Copenhagen is one of the most attractive cities in Europe, for sure. Its cultural heritage, magical atmosphere, its style of architecture and the energetic soul captivate you in the very moment you step in. Once you have been there, you will hardly forget this beauty. However, I know one place standing just in the middle of Copenhagen that will fascinate you to the bone and will make you dizzy only by itself. The Round Tower or Rundetårn in Danish is waiting for you with its splendor. So, why don’t you take a closer look at it along with me?
In 1642, in the era when astronomy grew in importance in Europe, The Round Tower was built by Christian IV as a part of the Trinitatis Complex which inheld an observatory tower, a church and a library. And the complex was damaged in the great fire of 1728. However it was restored.
When the observatory tower could no longer be used due to the vibrations caused by the traffic or the light pollution, Christian Hansen designed a new observatory which was inaugurated in 1861.
Image Credit: annso t
The Round Tower’s architecture is surprisingly unique. There is no elevator or stairs inside. If you like to climb the tower, you need to walk on the Spiral Walk which is 209 meters long and encircles the hollow core of the tower 7.5 times. You may now be thinking what that hollow core is. Imagine the tower as a pipe and the storeys located around it. And if you don’t have acrophobia, you can climb to the top floor and look 25 meters down from the glass floor which covers this hollow core! One more surprising fact is that in 1760s this hollow core was considered as the point zero of Denmark.

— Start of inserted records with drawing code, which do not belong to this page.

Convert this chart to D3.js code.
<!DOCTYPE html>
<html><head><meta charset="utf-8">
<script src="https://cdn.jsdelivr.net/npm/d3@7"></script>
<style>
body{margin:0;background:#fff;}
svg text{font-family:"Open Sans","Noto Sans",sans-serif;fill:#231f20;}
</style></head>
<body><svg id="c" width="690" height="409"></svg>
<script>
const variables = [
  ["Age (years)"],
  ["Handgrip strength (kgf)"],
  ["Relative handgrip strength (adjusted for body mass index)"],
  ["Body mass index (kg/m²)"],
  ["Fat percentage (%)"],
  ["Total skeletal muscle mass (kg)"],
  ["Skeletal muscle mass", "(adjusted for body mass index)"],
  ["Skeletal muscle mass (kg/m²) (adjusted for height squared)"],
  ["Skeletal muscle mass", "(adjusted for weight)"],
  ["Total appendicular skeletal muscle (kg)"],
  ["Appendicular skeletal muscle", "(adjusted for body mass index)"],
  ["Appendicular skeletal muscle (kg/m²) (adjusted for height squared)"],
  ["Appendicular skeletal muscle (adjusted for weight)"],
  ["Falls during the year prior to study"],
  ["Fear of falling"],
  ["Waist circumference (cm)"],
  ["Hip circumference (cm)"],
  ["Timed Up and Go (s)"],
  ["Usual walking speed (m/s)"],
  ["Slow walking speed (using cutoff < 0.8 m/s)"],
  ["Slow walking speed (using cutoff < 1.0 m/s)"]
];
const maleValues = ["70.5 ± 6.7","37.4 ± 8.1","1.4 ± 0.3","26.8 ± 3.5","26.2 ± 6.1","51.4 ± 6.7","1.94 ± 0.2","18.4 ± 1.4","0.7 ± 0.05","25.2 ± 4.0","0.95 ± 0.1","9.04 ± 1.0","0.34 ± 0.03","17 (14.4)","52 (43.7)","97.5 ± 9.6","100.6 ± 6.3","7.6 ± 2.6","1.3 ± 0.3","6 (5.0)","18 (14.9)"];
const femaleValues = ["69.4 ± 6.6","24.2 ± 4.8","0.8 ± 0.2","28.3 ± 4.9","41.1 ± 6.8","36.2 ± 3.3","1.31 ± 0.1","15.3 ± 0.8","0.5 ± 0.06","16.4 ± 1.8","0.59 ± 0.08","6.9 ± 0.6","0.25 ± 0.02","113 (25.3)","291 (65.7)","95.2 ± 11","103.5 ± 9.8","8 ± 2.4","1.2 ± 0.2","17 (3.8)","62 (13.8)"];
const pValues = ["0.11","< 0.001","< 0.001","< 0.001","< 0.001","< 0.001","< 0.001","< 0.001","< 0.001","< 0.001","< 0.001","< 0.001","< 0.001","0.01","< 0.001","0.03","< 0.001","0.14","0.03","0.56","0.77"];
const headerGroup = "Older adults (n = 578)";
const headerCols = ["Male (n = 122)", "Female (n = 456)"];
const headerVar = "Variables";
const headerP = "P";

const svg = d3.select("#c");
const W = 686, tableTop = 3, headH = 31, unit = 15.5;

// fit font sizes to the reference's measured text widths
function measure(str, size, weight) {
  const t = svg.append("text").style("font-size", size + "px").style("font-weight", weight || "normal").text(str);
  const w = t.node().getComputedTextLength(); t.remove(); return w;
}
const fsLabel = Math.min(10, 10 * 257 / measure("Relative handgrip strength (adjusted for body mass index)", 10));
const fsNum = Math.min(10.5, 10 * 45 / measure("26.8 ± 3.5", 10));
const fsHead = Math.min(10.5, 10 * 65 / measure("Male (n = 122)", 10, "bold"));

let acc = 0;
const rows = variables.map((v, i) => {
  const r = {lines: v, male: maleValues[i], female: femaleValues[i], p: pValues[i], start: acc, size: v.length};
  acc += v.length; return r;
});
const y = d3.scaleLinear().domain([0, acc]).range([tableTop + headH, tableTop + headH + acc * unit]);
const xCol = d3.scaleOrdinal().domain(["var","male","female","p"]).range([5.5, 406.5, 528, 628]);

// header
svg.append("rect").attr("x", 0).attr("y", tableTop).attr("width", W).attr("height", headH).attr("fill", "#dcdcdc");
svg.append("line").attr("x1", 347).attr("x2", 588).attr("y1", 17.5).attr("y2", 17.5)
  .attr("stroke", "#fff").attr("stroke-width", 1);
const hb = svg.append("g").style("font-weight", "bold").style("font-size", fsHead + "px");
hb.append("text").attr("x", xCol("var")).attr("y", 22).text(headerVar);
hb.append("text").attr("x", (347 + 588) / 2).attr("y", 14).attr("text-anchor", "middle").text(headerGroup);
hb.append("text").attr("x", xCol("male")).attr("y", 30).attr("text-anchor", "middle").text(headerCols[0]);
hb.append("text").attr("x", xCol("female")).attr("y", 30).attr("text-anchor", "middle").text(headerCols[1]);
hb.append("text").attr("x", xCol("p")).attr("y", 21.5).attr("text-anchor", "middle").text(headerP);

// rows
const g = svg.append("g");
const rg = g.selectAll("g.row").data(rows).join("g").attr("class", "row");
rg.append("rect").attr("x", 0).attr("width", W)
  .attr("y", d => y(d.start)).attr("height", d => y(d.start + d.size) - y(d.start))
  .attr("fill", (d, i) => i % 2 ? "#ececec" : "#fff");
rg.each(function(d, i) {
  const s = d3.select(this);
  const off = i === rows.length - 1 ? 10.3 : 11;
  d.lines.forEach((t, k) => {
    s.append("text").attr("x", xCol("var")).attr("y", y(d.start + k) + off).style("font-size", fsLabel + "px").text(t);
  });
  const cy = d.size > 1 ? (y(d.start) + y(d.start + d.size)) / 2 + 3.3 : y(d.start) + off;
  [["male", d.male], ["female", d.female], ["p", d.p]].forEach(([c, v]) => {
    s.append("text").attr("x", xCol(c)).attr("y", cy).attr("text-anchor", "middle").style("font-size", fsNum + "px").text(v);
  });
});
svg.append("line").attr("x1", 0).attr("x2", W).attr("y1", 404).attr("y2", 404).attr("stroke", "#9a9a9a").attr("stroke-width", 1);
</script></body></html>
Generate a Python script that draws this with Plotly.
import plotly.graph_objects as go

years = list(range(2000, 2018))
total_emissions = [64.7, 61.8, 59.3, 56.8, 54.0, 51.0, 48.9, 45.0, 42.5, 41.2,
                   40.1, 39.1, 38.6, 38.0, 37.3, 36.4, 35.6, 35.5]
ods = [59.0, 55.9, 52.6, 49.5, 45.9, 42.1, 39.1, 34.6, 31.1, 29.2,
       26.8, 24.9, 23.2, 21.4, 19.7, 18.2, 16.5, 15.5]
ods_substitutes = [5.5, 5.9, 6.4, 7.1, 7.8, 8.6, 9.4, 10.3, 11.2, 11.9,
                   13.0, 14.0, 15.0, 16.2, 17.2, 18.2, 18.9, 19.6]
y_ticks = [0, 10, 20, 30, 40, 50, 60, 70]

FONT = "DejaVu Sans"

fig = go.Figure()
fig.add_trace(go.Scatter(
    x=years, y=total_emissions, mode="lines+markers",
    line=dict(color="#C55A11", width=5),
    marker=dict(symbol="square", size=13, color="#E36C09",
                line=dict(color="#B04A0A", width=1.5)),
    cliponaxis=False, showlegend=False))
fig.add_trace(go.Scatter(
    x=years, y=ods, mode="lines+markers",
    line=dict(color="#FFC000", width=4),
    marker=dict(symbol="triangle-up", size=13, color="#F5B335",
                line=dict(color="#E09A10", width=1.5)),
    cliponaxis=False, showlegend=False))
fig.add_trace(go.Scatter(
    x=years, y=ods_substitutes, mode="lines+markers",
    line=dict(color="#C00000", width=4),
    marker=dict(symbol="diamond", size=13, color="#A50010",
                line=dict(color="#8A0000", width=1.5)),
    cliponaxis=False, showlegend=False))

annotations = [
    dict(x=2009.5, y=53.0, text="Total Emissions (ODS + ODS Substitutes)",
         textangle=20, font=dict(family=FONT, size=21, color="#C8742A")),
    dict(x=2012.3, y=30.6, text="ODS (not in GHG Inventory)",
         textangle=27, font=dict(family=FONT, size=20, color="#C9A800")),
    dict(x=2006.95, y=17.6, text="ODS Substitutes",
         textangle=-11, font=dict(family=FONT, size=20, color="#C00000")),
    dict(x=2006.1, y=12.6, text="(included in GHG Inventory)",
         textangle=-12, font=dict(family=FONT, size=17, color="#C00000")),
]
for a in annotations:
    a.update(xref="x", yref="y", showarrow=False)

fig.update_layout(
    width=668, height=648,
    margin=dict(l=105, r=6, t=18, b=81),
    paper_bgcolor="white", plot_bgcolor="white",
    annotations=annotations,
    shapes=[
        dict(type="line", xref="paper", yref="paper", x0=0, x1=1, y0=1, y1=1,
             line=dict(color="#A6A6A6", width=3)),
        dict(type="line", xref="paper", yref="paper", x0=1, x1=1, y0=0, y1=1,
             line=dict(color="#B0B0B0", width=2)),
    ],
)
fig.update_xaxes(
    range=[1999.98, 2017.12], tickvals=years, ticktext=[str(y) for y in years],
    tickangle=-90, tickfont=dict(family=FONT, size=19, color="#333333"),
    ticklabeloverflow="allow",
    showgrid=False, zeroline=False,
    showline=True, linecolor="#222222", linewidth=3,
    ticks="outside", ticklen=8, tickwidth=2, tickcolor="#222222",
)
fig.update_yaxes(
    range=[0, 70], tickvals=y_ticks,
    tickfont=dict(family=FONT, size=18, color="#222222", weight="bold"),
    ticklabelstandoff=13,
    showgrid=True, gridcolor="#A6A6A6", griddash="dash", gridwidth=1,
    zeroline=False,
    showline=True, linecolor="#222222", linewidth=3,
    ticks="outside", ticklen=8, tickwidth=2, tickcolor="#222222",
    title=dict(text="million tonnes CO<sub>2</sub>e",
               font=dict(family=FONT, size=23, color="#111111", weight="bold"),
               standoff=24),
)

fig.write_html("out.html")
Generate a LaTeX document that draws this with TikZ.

Well, why do you think this kind of an architecture was chosen instead of simply using stairs? The answer is interesting. A horse couldn’t climb up the stairs so carrying the heavy instruments to the observation tower would be impossible. So this unique ramp design was used to carry the books to the library or the instruments to the observation tower.
The library that I’ve just mentioned is also located halfway up the Round Tower and was opened in 1657 having nearly 10000 books. However, it went under a restoration in 1987 and it is now used as a venue for cultural and artistic events. If you like to get the most of the tower, you can catch up with the events calendar on the official website of The Round Tower when you are in Copenhagen.
Image Credit: Siebuhr
The Round Tower is both the oldest astronomy observatory in Europe and one of the most important setting of Danish history. Today, it appeals to amateur astronomers as a public observatory, to general public and history lovers as a historical monument and to art lovers as a cultural events venue. And if you are in Copenhagen in spring, it means that you are so lucky to witness the famous unicycle race in the Round Tower. The contestants have to climb up the Spiral Walk as fast as they can! Do you wonder the world record ever set? 1 minute and 48.7 seconds. I guarantee that The Round Tower will probably take up the largest part of your Copenhagen memories!